К концу 69 года Гальба, Отон и Вителлий – все побывали на троне и уже были мертвы. Спора взял сначала Нимфидий, а затем Отон. Спор покончил жизнь самоубийством, когда Вителлий принудил его играть на сцене роль насилуемой девушки. Нимфидий взбунтовался против Гальбы, но был убит своими собственными преторианцами. Гальба велел провести по улицам Геллия, Патробия и Локусту и казнить. Как сторонники, так и противники Нерона жаждали крови Тигеллина, который покончил с собой по приказанию Отона. «Окруженный наложницами, среди бесстыдных ласк, он долго старался оттянуть конец, пока не перерезал себе бритвой глотку, завершив и без того подлую жизнь запоздалой и отвратительной смертью» (Тацит. История, 1, 72). Отон отказался казнить Кальвию Криспиниллу, которая осталась в живых и умерла в исключительном богатстве. Он подумывал о свадьбе со Статиллой Мессалиной, которая сохранила великолепное положение при Веспасиане и его сыновьях.
Приложение 1. ЛЕГЕНДА О НЕРОНЕ
Светоний говорит, что, когда Нерон умер, люди радовались, а Тацит считает, что они горевали. По словам следующего императора, Гальбы, «дурные люди будут всегда горевать о Нероне» (Тацит. История, 1, 16).

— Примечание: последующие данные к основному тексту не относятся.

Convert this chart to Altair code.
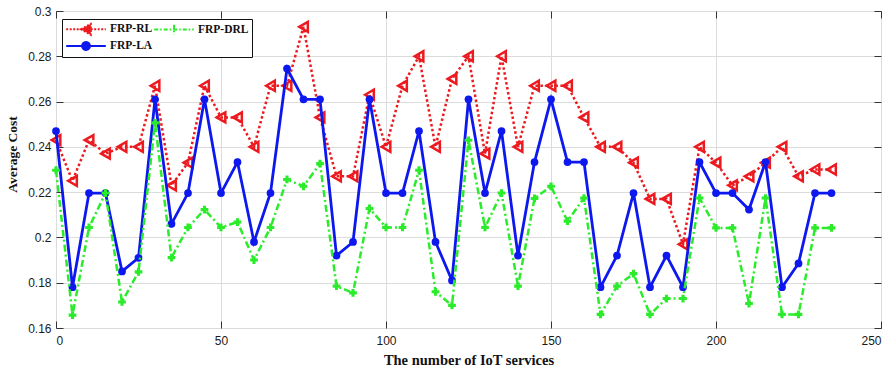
import altair as alt
import pandas as pd

# ---------------- data ----------------
services = [0, 5, 10, 15, 20, 25, 30, 35, 40, 45, 50, 55, 60, 65, 70, 75,
            80, 85, 90, 95, 100, 105, 110, 115, 120, 125, 130, 135, 140, 145, 150, 155,
            160, 165, 170, 175, 180, 185, 190, 195, 200, 205, 210, 215, 220, 225, 230, 235]

frp_rl = [0.243, 0.225, 0.243, 0.237, 0.240, 0.240, 0.267, 0.223, 0.233, 0.267, 0.253, 0.253,
          0.240, 0.267, 0.267, 0.293, 0.253, 0.227, 0.227, 0.263, 0.240, 0.267, 0.280, 0.240,
          0.270, 0.280, 0.237, 0.280, 0.240, 0.267, 0.267, 0.267, 0.253, 0.240, 0.240, 0.233,
          0.217, 0.217, 0.197, 0.240, 0.233, 0.223, 0.227, 0.233, 0.240, 0.227, 0.230, 0.230]

frp_la = [0.247, 0.178, 0.2196, 0.2196, 0.185, 0.191, 0.261, 0.206, 0.2196, 0.261, 0.2196, 0.2333,
          0.198, 0.2196, 0.2746, 0.261, 0.261, 0.192, 0.198, 0.261, 0.2196, 0.2196, 0.247, 0.198,
          0.181, 0.261, 0.2196, 0.247, 0.192, 0.2333, 0.261, 0.2333, 0.2333, 0.178, 0.192, 0.2196,
          0.178, 0.192, 0.178, 0.2333, 0.2196, 0.2196, 0.2123, 0.2333, 0.178, 0.1885, 0.2196, 0.2196]

frp_drl = [0.2297, 0.1657, 0.2044, 0.2196, 0.1715, 0.1848, 0.2506, 0.1911, 0.2044, 0.2123, 0.2044, 0.2068,
           0.190, 0.2044, 0.2256, 0.2226, 0.2326, 0.1785, 0.1755, 0.2128, 0.2044, 0.2044, 0.2297, 0.176,
           0.170, 0.2429, 0.2044, 0.2196, 0.1785, 0.2172, 0.2226, 0.2072, 0.2174, 0.166, 0.1785, 0.184,
           0.166, 0.173, 0.173, 0.2174, 0.2042, 0.2042, 0.1708, 0.2174, 0.166, 0.166, 0.2042, 0.2042]

series_names = ["FRP-RL", "FRP-DRL", "FRP-LA"]
series_values = [frp_rl, frp_drl, frp_la]
x_ticks = [0, 50, 100, 150, 200, 250]
y_ticks = [0.16, 0.18, 0.20, 0.22, 0.24, 0.26, 0.28, 0.30]

# ---------------- styles ----------------
RED = "#ec1a1f"
GREEN = "#2bec2b"
BLUE = "#0c18ee"
series_colors = [RED, GREEN, BLUE]
legend_dash = [[2, 1.5], [4, 2, 1.5, 2], [1, 0]]
legend_paths = [
    "M-3.3,0H3.3M-0.85,0L0.8,-0.9L0.8,0.9Z",
    "M-3.3,0H3.3M0,-0.8V0.8",
    "M-3.3,0H3.3M-0.65,0A0.65,0.65,0,1,1,0.65,0A0.65,0.65,0,1,1,-0.65,0Z",
]

rows = []
for name, vals in zip(series_names, series_values):
    for s, v in zip(services, vals):
        rows.append({"services": s, "cost": v, "series": name})
df = pd.DataFrame(rows)

x_scale = alt.Scale(domain=[0, 250], nice=False, zero=False)
y_scale = alt.Scale(domain=[0.16, 0.30], nice=False, zero=False)

x_axis = alt.Axis(
    title="The number of IoT services", values=x_ticks, format="d",
    grid=True, gridColor="#dcdcdc", gridWidth=1, domain=False, tickSize=0,
    labelFont="Liberation Sans", labelFontSize=12, labelColor="#1a1a1a", labelPadding=7,
    titleFont="Liberation Serif", titleFontSize=14.5, titleFontWeight="bold", titleColor="#111",
    titleY=32, titleBaseline="middle",
)
y_axis = alt.Axis(
    title="Average Cost", values=y_ticks, format=".2~f",
    grid=True, gridColor="#dcdcdc", gridWidth=1, domain=False, tickSize=0,
    labelFont="Liberation Sans", labelFontSize=12, labelColor="#1a1a1a", labelPadding=5,
    titleFont="Liberation Serif", titleFontSize=13.5, titleFontWeight="bold", titleColor="#111",
    titleX=-44, titleY=143, titleAngle=270, titleAlign="center", titleBaseline="middle",
)

base = alt.Chart(df).encode(
    x=alt.X("services:Q", scale=x_scale, axis=x_axis),
    y=alt.Y("cost:Q", scale=y_scale, axis=y_axis),
)

layers = []
# draw order: RL, LA, DRL
sel = base.transform_filter(alt.datum.series == "FRP-RL")
layers.append(sel.mark_line(color=RED, strokeWidth=2.5, strokeDash=[2.5, 2.5]))
layers.append(sel.mark_point(shape="triangle-left", filled=False, color=RED,
                             strokeWidth=2.5, size=100, opacity=1))
sel = base.transform_filter(alt.datum.series == "FRP-LA")
layers.append(sel.mark_line(color=BLUE, strokeWidth=2.8))
layers.append(sel.mark_point(shape="circle", filled=True, color=BLUE, size=60, opacity=1))
sel = base.transform_filter(alt.datum.series == "FRP-DRL")
layers.append(sel.mark_line(color=GREEN, strokeWidth=2.5, strokeDash=[7, 3, 2, 3]))
layers.append(sel.mark_point(shape="cross", filled=True, color=GREEN, size=60, opacity=1))

inner = alt.layer(*layers)

legend = alt.Legend(
    title=None, orient="none", legendX=6, legendY=8, columns=2, direction="horizontal",
    columnPadding=-8, rowPadding=-4, padding=3,
    strokeColor="#111", fillColor="white", cornerRadius=0,
    labelFont="Liberation Serif", labelFontSize=11.5, labelFontWeight="bold", labelColor="#111",
    symbolSize=144, symbolStrokeWidth=2, symbolOffset=14, labelOffset=17, symbolOpacity=1,
)

frame_tr = alt.Chart(df).transform_filter(alt.datum.series == "none").mark_point(
    filled=True, size=144, strokeWidth=2, opacity=1
).encode(
    x=alt.X("services:Q", scale=x_scale,
            axis=alt.Axis(orient="top", values=x_ticks, labels=False, title=None, grid=False,
                          domain=False, tickSize=7, offset=-7, tickColor="#333")),
    y=alt.Y("cost:Q", scale=y_scale,
            axis=alt.Axis(orient="right", values=y_ticks, labels=False, title=None, grid=False,
                          domain=False, tickSize=7, offset=-7, tickColor="#333")),
    fill=alt.Fill("series:N", scale=alt.Scale(domain=series_names, range=series_colors), legend=legend),
    stroke=alt.Stroke("series:N", scale=alt.Scale(domain=series_names, range=series_colors), legend=legend),
    shape=alt.Shape("series:N", scale=alt.Scale(domain=series_names, range=legend_paths), legend=legend),
    strokeDash=alt.StrokeDash("series:N", scale=alt.Scale(domain=series_names, range=legend_dash), legend=legend),
)

frame_bl = alt.Chart(df).transform_filter(alt.datum.series == "none").mark_point(opacity=1).encode(
    x=alt.X("services:Q", scale=x_scale,
            axis=alt.Axis(orient="bottom", values=x_ticks, labels=False, title=None, grid=False,
                          domain=False, tickSize=7, offset=-7, tickColor="#333")),
    y=alt.Y("cost:Q", scale=y_scale,
            axis=alt.Axis(orient="left", values=y_ticks, labels=False, title=None, grid=False,
                          domain=False, tickSize=7, offset=-7, tickColor="#333")),
)

chart = alt.layer(inner, frame_tr, frame_bl).resolve_axis(
    x="independent", y="independent"
).properties(
    width=825, height=317,
    autosize=alt.AutoSizeParams(type="none"),
    padding={"left": 56, "top": 11, "right": 15, "bottom": 42},
    background="white",
).configure_view(stroke="#333", strokeWidth=1)

chart.save("out.html", embed_options={"renderer": "svg", "actions": False})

Отон, убивший Гальбу в январе 60 года, правил до собственной смерти, которая произошла три месяца спустя. Он был одним из тех, кто предал Нерона, но когда сам стал императором, выказывал разнообразные почести своему бывшему другу, так же как и Поппее, которую они оба любили. «Во всяком случае, изображения и статуи Нерона он разрешил восстановить, его прокураторам и вольноотпущенникам вернул их прежние должности и первым же своим императорским указом отпустил пятьдесят миллионов сестерциев на достройку Золотого дворца» (Светоний. Отон, 7). Затем Вителлий, который занял трон впоследствии до декабря того же года, платил ту же дань своей дружбе с Нероном, при всех попросив кифареда «исполнить что-нибудь из хозяина» (Светоний. Вителлий, 11).
К тому же память о Нероне продолжали заботливо хранить на Востоке. С одной стороны, благодарные парфяне и их друзья помнили его за разрешение восточной проблемы, поскольку это было им на пользу; к тому же помнили его за ту пышность, с которой замирение было отпраздновано во время визита Тиридата в Рим. После его смерти, в связи с этим, царь Вологез или Парфия затребовали у Сената почитания его памяти. Более того, Нерон стал одним из избранных правителей, в число которых входили король Артур, Фредерик Барбаросса, Фредерик II и Гитлер – люди, которые подверглись внезапной или загадочной смерти, реальности которой остальные отказывались поверить, слагая вокруг их памяти саги «о возвращении».